The nazis eventually found Lotika's family in Sarajevo. Along with other Jews, her father, then her mother and youngest sister were sent to the prison camp. Only her older sister Flora managed to escape.

New problems emerged for Marija as her son Boris was imprisoned. With money, the "key to all locks", she got him out and sent him to Trieste to her dear friend, a boatbuilder.

The fall of Italy brought new hardships. What to do with Lotika? She then decided to call upon her friend in Trieste to take in Lotika and Mirjana also. While sewing some money in their coats, she was consumed by the fear that they would never make it to Trieste.

Mirjana was fourteen at the time: "Among other things" she says, "our father was in the transportation business, so he knew many ship captains. So with the help of people such as Captain Vidovic, we smuggled Jewish refugees from Sarajevo. Lotika and myself left for Trieste on a ship. But as we sailed along the coast, the Germans started shooting at us and instead of Trieste, we ended up at Brindisi, where the Italian police waited for us. Mother was without any news from us for nine months. In the meantime, our maid died, my mother was wounded, our house was destroyed and our company went out of business. My mother went to Trpanj, where I joined her after the liberation of Split. Loti stayed in Italy." says Mirjana.

My Second Mother

During the war, Marija Guina experienced a new kind of stress as her son, a strong antifascist, ended up in prison in Trieste. He was sentenced to a 16-year term in the prison Regina Caeli in Rome.

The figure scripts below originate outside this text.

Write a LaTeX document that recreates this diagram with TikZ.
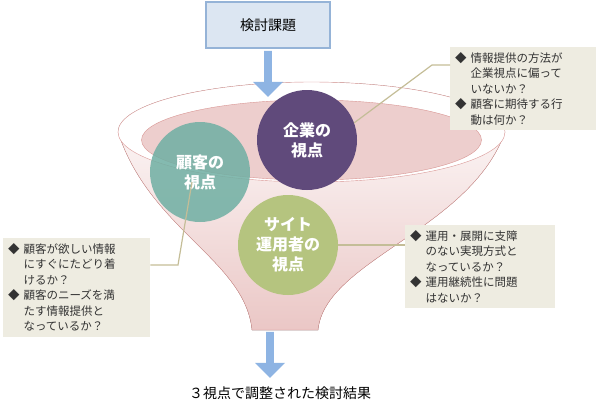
\documentclass[tikz,border=0pt]{standalone}
\usepackage{fontspec}
\setmainfont{Noto Sans CJK JP}
\usetikzlibrary{shapes.arrows}
\definecolor{boxblue}{HTML}{DCE6F2}
\definecolor{lineblue}{HTML}{95B3D7}
\definecolor{arrowblue}{HTML}{8EB4E3}
\definecolor{funnelred}{HTML}{D99694}
\definecolor{funnelpink}{HTML}{F2DCDB}
\definecolor{firmpurple}{HTML}{604A7B}
\definecolor{custteal}{HTML}{6FAFA3}
\definecolor{siteolive}{HTML}{B5C47F}
\definecolor{notebeige}{HTML}{EEECE1}
\definecolor{noteline}{HTML}{C4BD97}
\tikzset{
  view/.style={circle,minimum size=100,text=white,font=\fontsize{16}{20}\selectfont\bfseries,align=center,inner sep=0},
  note/.style={fill=notebeige,anchor=north west,align=left,inner sep=5,font=\fontsize{11.5}{15.5}\selectfont,text=black!80},
  flow/.style={fill=arrowblue,draw=none,single arrow,shape border rotate=270,single arrow head extend=10,minimum width=30},
  lead/.style={draw=noteline,line width=1.2}
}
\begin{document}
\begin{tikzpicture}[x=1pt,y=-1pt]
  \useasboundingbox (0,0) rectangle (600,405);
  % task box
  \node (task) [draw=lineblue,line width=2,fill=boxblue,minimum width=124,minimum height=46,font=\fontsize{14}{16}\selectfont] at (268,25) {検討課題};
  % funnel
  \fill[top color=white,bottom color=funnelpink!70!funnelred] (118,132) .. controls (150,230) and (245,260) .. (252,330) -- (318,330) .. controls (325,260) and (470,230) .. (505,132) arc[start angle=0,end angle=-180,x radius=193.5,y radius=50] -- cycle;
  \draw[funnelred] (118,132) .. controls (150,230) and (245,260) .. (252,330) -- (318,330) .. controls (325,260) and (470,230) .. (505,132);
  \draw[funnelred,fill=white] (311.5,132) ellipse[x radius=193.5,y radius=50];
  \draw[funnelred,fill=funnelpink!80!funnelred] (311.5,140) ellipse[x radius=170,y radius=40];
  \node (inflow) [flow,minimum height=46] at (268,72) {};
  \node (outflow) [flow,minimum height=46] at (270,353) {};
  % views
  \node (firm) [view,fill=firmpurple] at (307,140) {企業の\\視点};
  \node (cust) [view,fill=custteal,opacity=.85,text opacity=1] at (200,172) {顧客の\\視点};
  \node (site) [view,fill=siteolive] at (288,245) {サイト\\運用者の\\視点};
  % notes
  \node (firmnote) [note,text width=136] at (450,47) {◆\ 情報提供の方法が\\\phantom{◆\ }企業視点に偏って\\\phantom{◆\ }いないか？\\◆\ 顧客に期待する行\\\phantom{◆\ }動は何か？};
  \node (sitenote) [note,text width=140] at (405,225) {◆\ 運用・展開に支障\\\phantom{◆\ }のない実現方式と\\\phantom{◆\ }なっているか？\\◆\ 運用継続性に問題\\\phantom{◆\ }はないか？};
  \node (custnote) [note,text width=137] at (3,238) {◆\ 顧客が欲しい情報\\\phantom{◆\ }にすぐにたどり着\\\phantom{◆\ }けるか？\\◆\ 顧客のニーズを満\\\phantom{◆\ }たす情報提供と\\\phantom{◆\ }なっているか？};
  \coordinate (firmbend) at (432,65);
  \coordinate (custbend) at (178,265);
  \draw[lead] (firm.20) -- (firmbend) -- (firmnote.west |- firmbend);
  \draw[lead] (site.east) -- (sitenote.west |- site.east);
  \draw[lead] (cust.center) ++(-8,10) -- (custbend) -- (custnote.east |- custbend);
  \node (result) [font=\fontsize{14}{16}\selectfont] at (280,393) {３視点で調整された検討結果};
\end{tikzpicture}
\end{document}
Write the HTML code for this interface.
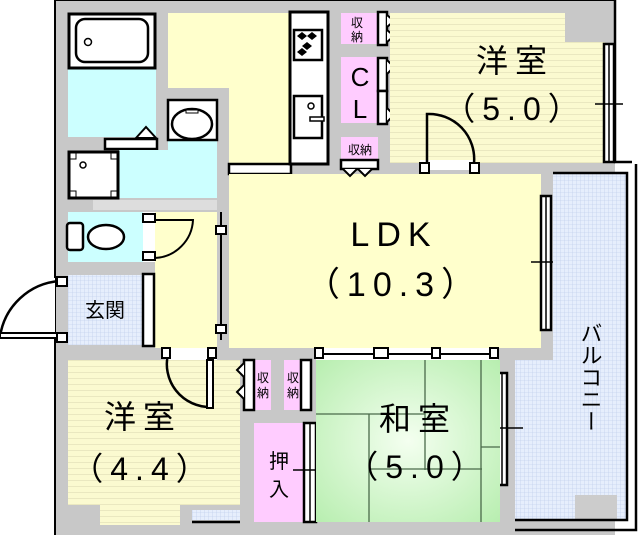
<!DOCTYPE html>
<html><head><meta charset="utf-8"><style>
body{margin:0;background:#fff;}
svg{display:block;font-family:"Liberation Sans","Noto Sans CJK JP",sans-serif;}
.big{letter-spacing:7px;}
</style></head><body>
<svg width="640" height="535" viewBox="0 0 640 535" xmlns="http://www.w3.org/2000/svg">
<defs>
<pattern id="grid" width="4" height="4" patternUnits="userSpaceOnUse"><rect width="4" height="4" fill="#e6eefc"/><path d="M0 0H4M0 0V4" stroke="#b8c8e8" stroke-width="0.6"/></pattern>
<pattern id="stripe" width="6" height="6" patternUnits="userSpaceOnUse"><rect width="6" height="6" fill="#fbfad0"/><path d="M0 0H6" stroke="#d8d6b0" stroke-width="1"/></pattern>
<radialGradient id="tat" cx="0.5" cy="0.5" r="0.7"><stop offset="0" stop-color="#f4fff0"/><stop offset="1" stop-color="#b8eeb0"/></radialGradient>
</defs>
<rect x="55" y="0" width="560" height="535" fill="#c8c8c8"/>
<path d="M55 535V0H615" stroke="#000" stroke-width="2" fill="none"/>
<rect x="615" y="162" width="25" height="373" fill="#fff"/>
<rect x="0" y="278" width="55" height="60" fill="#fff"/>
<rect x="68" y="13" width="88" height="124" fill="#ccffff"/>
<rect x="69" y="14" width="86" height="54" fill="#fff" stroke="#000" stroke-width="3"/>
<rect x="76" y="19" width="72" height="43" rx="9" fill="#fff" stroke="#000" stroke-width="2.5"/>
<circle cx="88" cy="42" r="3.5" fill="none" stroke="#000" stroke-width="1.5"/>
<rect x="105" y="139" width="52" height="10" fill="#fff" stroke="#000" stroke-width="2.5"/>
<path d="M136 138L146 127L156 138Z" fill="#fff" stroke="#000" stroke-width="2"/>
<rect x="168" y="13" width="122" height="75" fill="#ffffcc"/>
<rect x="229" y="88" width="61" height="76" fill="#ffffcc"/>
<rect x="119" y="150" width="98" height="48" fill="#ccffff"/>
<rect x="168" y="100" width="49" height="50" fill="#ccffff"/>
<rect x="168" y="100" width="49" height="40" fill="#fff" stroke="#000" stroke-width="2.5"/>
<ellipse cx="192" cy="124" rx="20" ry="15" fill="#fff" stroke="#000" stroke-width="2.5"/>
<rect x="186" y="110" width="12" height="3" fill="#fff" stroke="#000" stroke-width="1"/>
<rect x="69" y="152" width="49" height="46" fill="#fff" stroke="#000" stroke-width="3"/>
<rect x="70" y="153" width="6" height="6" fill="#fff" stroke="#000"/><rect x="111" y="153" width="6" height="6" fill="#fff" stroke="#000"/>
<rect x="70" y="191" width="6" height="6" fill="#fff" stroke="#000"/><rect x="111" y="191" width="6" height="6" fill="#fff" stroke="#000"/>
<circle cx="83" cy="165" r="3" fill="none" stroke="#000" stroke-width="1.5"/>
<rect x="93" y="200" width="124" height="10" fill="#ddd"/>
<rect x="229" y="164" width="62" height="10" fill="#fff" stroke="#000" stroke-width="2.5"/>
<rect x="68" y="212" width="87" height="50" fill="#ccffff"/>
<rect x="67" y="223" width="16" height="27" rx="3" fill="#fff" stroke="#000" stroke-width="2.5"/>
<ellipse cx="106" cy="237" rx="18" ry="12" fill="#fff" stroke="#000" stroke-width="2.5"/>
<rect x="155" y="212" width="62" height="136" fill="#ffffcc"/>
<rect x="143" y="212" width="12" height="50" fill="#fff"/>
<path d="M155 220H193A40 40 0 0 1 155 258" fill="none" stroke="#000" stroke-width="2"/>
<rect x="143" y="214" width="12" height="8" fill="#fff" stroke="#000" stroke-width="2"/>
<rect x="143" y="252" width="12" height="8" fill="#fff" stroke="#000" stroke-width="2"/>
<rect x="229" y="174" width="312" height="174" fill="#ffffcc"/>
<rect x="290" y="12" width="38" height="152" fill="#fff" stroke="#000" stroke-width="3"/>
<rect x="294" y="30" width="28" height="30" fill="#fff" stroke="#000" stroke-width="2.5"/>
<path d="M297 36l5-4 5 4-5 4zM307 36l5-4 5 4-5 4zM302 46l5-4 5 4-5 4zM297 52l5-4 5 4-5 4z" fill="#000"/>
<rect x="294" y="96" width="28" height="42" fill="#fff" stroke="#000" stroke-width="2.5"/>
<circle cx="311" cy="106" r="3" fill="none" stroke="#000" stroke-width="1.5"/>
<rect x="310" y="117" width="14" height="4" fill="#fff" stroke="#000" stroke-width="1.5"/>
<path d="M221 212V340" stroke="#000" stroke-width="2"/>
<rect x="216" y="226" width="10" height="8" fill="#fff" stroke="#000" stroke-width="2"/>
<rect x="216" y="325" width="10" height="8" fill="#fff" stroke="#000" stroke-width="2"/>
<rect x="541" y="196" width="10" height="134" fill="#fff" stroke="#000" stroke-width="2.5"/>
<path d="M546 197V329M531 262H561" stroke="#000" stroke-width="1.5"/>
<rect x="341" y="13" width="37" height="31" fill="#ffccff"/>
<rect x="341" y="57" width="37" height="66" fill="#ffccff"/>
<rect x="341" y="137" width="37" height="22" fill="#ffccff"/>
<rect x="378" y="12" width="9" height="33" fill="#fff" stroke="#000" stroke-width="2.5"/>
<path d="M387 15l7 6-7 6M387 30l7 6-7 6" fill="#fff" stroke="#000" stroke-width="2"/>
<rect x="378" y="58" width="9" height="33" fill="#fff" stroke="#000" stroke-width="2.5"/>
<rect x="378" y="91" width="9" height="33" fill="#fff" stroke="#000" stroke-width="2.5"/>
<path d="M387 60l7 7-7 7M387 108l7 7-7 7" fill="#fff" stroke="#000" stroke-width="2"/>
<rect x="341" y="160" width="37" height="9" fill="#fff" stroke="#000" stroke-width="2.5"/>
<path d="M343 169l7 7 7-7M358 169l7 7 7-7" fill="#fff" stroke="#000" stroke-width="2"/>
<text x="357" y="27" font-size="12" text-anchor="middle">収</text>
<text x="357" y="41" font-size="12" text-anchor="middle">納</text>
<text x="360" y="86" font-size="26" text-anchor="middle">C</text>
<text x="360" y="118" font-size="26" text-anchor="middle">L</text>
<text x="360" y="154" font-size="12" text-anchor="middle">収納</text>
<rect x="390" y="13" width="175" height="150" fill="url(#stripe)"/>
<rect x="565" y="42" width="40" height="121" fill="url(#stripe)"/>
<rect x="604" y="44" width="10" height="118" fill="#fff" stroke="#000" stroke-width="2.5"/>
<path d="M609 45V161M595 104H623" stroke="#000" stroke-width="1.5"/>
<rect x="420" y="160" width="55" height="10" fill="#fff"/>
<path d="M427 168V114A45 45 0 0 1 474 163" fill="none" stroke="#000" stroke-width="2.5"/>
<rect x="420" y="163" width="9" height="10" fill="#fff" stroke="#000" stroke-width="2"/>
<rect x="470" y="163" width="9" height="10" fill="#fff" stroke="#000" stroke-width="2"/>
<text x="515" y="72" font-size="32" text-anchor="middle" class="big">洋室</text>
<text x="515" y="120" font-size="32" text-anchor="middle" class="big">（5.0）</text>
<rect x="553" y="174" width="74" height="190" fill="url(#grid)"/>
<rect x="515" y="360" width="112" height="160" fill="url(#grid)"/>
<rect x="575" y="495" width="42" height="25" fill="#ccc"/>
<path d="M615 0V162H632M553 173H627V520H515M636 164V530H515" fill="none" stroke="#000" stroke-width="2.5"/>
<rect x="497" y="373" width="10" height="112" fill="#fff" stroke="#000" stroke-width="2.5"/>
<path d="M502 374V484M496 428H523" stroke="#000" stroke-width="1.5"/>
<text x="590" y="322" font-size="22" style="writing-mode:vertical-rl">バルコニー</text>
<rect x="68" y="275" width="75" height="70" fill="url(#grid)"/>
<rect x="143" y="274" width="11" height="72" fill="#fff" stroke="#000" stroke-width="2.5"/>
<path d="M60 281A65 65 0 0 0 0 337" fill="none" stroke="#000" stroke-width="2.5"/>
<rect x="0" y="333" width="58" height="5" fill="#fff" stroke="#000" stroke-width="2"/>
<rect x="57" y="277" width="10" height="9" fill="#fff" stroke="#000" stroke-width="2"/>
<rect x="57" y="333" width="10" height="9" fill="#fff" stroke="#000" stroke-width="2"/>
<text x="105" y="317" font-size="20" text-anchor="middle">玄関</text>
<rect x="68" y="360" width="172" height="145" fill="url(#stripe)"/>
<rect x="100" y="505" width="80" height="20" fill="url(#stripe)"/>
<rect x="192" y="510" width="48" height="10" fill="url(#grid)"/>
<path d="M192 522H240" stroke="#000" stroke-width="2.5"/>
<rect x="165" y="348" width="52" height="12" fill="#fff"/>
<path d="M168 354A43 43 0 0 0 210 407" fill="none" stroke="#000" stroke-width="2.5"/>
<rect x="207" y="360" width="6" height="48" fill="#fff" stroke="#000" stroke-width="2"/>
<rect x="162" y="348" width="8" height="10" fill="#fff" stroke="#000" stroke-width="2"/>
<rect x="208" y="348" width="8" height="10" fill="#fff" stroke="#000" stroke-width="2"/>
<text x="143" y="428" font-size="32" text-anchor="middle" class="big">洋室</text>
<text x="143" y="480" font-size="32" text-anchor="middle" class="big">（4.4）</text>
<rect x="254" y="360" width="17" height="50" fill="#ffccff"/>
<rect x="284" y="360" width="17" height="50" fill="#ffccff"/>
<rect x="244" y="360" width="10" height="50" fill="#fff" stroke="#000" stroke-width="2.5"/>
<path d="M244 363l-7 7 7 7M244 385l-7 7 7 7" fill="#fff" stroke="#000" stroke-width="2"/>
<rect x="301" y="360" width="10" height="50" fill="#fff" stroke="#000" stroke-width="2.5"/>
<text x="263" y="382" font-size="12" text-anchor="middle">収</text>
<text x="263" y="397" font-size="12" text-anchor="middle">納</text>
<text x="293" y="382" font-size="12" text-anchor="middle">収</text>
<text x="293" y="397" font-size="12" text-anchor="middle">納</text>
<rect x="254" y="423" width="50" height="99" fill="#ffccff"/>
<rect x="304" y="423" width="12" height="99" fill="#fff" stroke="#000" stroke-width="2.5"/>
<path d="M310 424V521M293 470H326" stroke="#000" stroke-width="1.5"/>
<text x="279" y="468" font-size="20" text-anchor="middle">押</text>
<text x="279" y="496" font-size="20" text-anchor="middle">入</text>
<rect x="316" y="360" width="184" height="162" fill="url(#tat)"/>
<path d="M316 414H425M369 414V522M425 360V470M369 469H482M481 360V522M481 447H500" stroke="#4a6a4a" stroke-width="1.3" fill="none"/>
<rect x="316" y="348" width="182" height="12" fill="#fff"/>
<path d="M318 354H494" stroke="#000" stroke-width="2"/>
<rect x="315" y="348" width="8" height="10" fill="#fff" stroke="#000" stroke-width="2"/>
<rect x="374" y="348" width="14" height="10" fill="#fff" stroke="#000" stroke-width="2"/>
<rect x="432" y="348" width="8" height="10" fill="#fff" stroke="#000" stroke-width="2"/>
<rect x="490" y="348" width="8" height="10" fill="#fff" stroke="#000" stroke-width="2"/>
<text x="418" y="430" font-size="32" text-anchor="middle" class="big">和室</text>
<text x="418" y="478" font-size="32" text-anchor="middle" class="big">（5.0）</text>
<text x="394" y="246" font-size="34" text-anchor="middle" class="big">LDK</text>
<text x="394" y="296" font-size="34" text-anchor="middle" class="big">（10.3）</text>
</svg>
</body></html>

She had taken care of Lotika as if she were her own daughter. Lotika returned from Italy at the end of 1945. In Sarajevo, she found nothing but ruins: her home was empty, all their possessions had been stolen. Even the floors were missing. Her family was gone, except for her sister Flora. She was granted a scholarship for Bosnian-Herzegovinian students and went to study at the Faculty of Agronomy in Zagreb, where she married Boris Manuseva, a colleague of Macedonian origin. She then left for Skopje, where both her daughters, Lidija and Sonja, were born.

In 1963, after the great earthquake in Skopje, Lotika returned to Sarajevo. She had to leave the city again during the recent war. Her husband died, and her daughters, both of them architects, have their own families now. She has returned yet again to Sarajevo, where she now lives alone.

"Marija Guina is everything to me. She is my second mother. She will remain a part of me for the rest of my life" says Lotika Altarac-Manuseva.

Now, Marija Guina, Mother Courage, is in a wheelchair after having fallen and injured her hip. "Mirjana, my daughter, my angel, is taking care of me. A medical nurse also comes regularly, because Mirjana's strength is beginning to fail her as well" she says with tears in her eyes.

She was excited at the news that on September 19, Edo Tauber, the President of the Jewish Community of Split, is going to award her a medal for humanitarian deeds.

"That's very exciting" she simply said.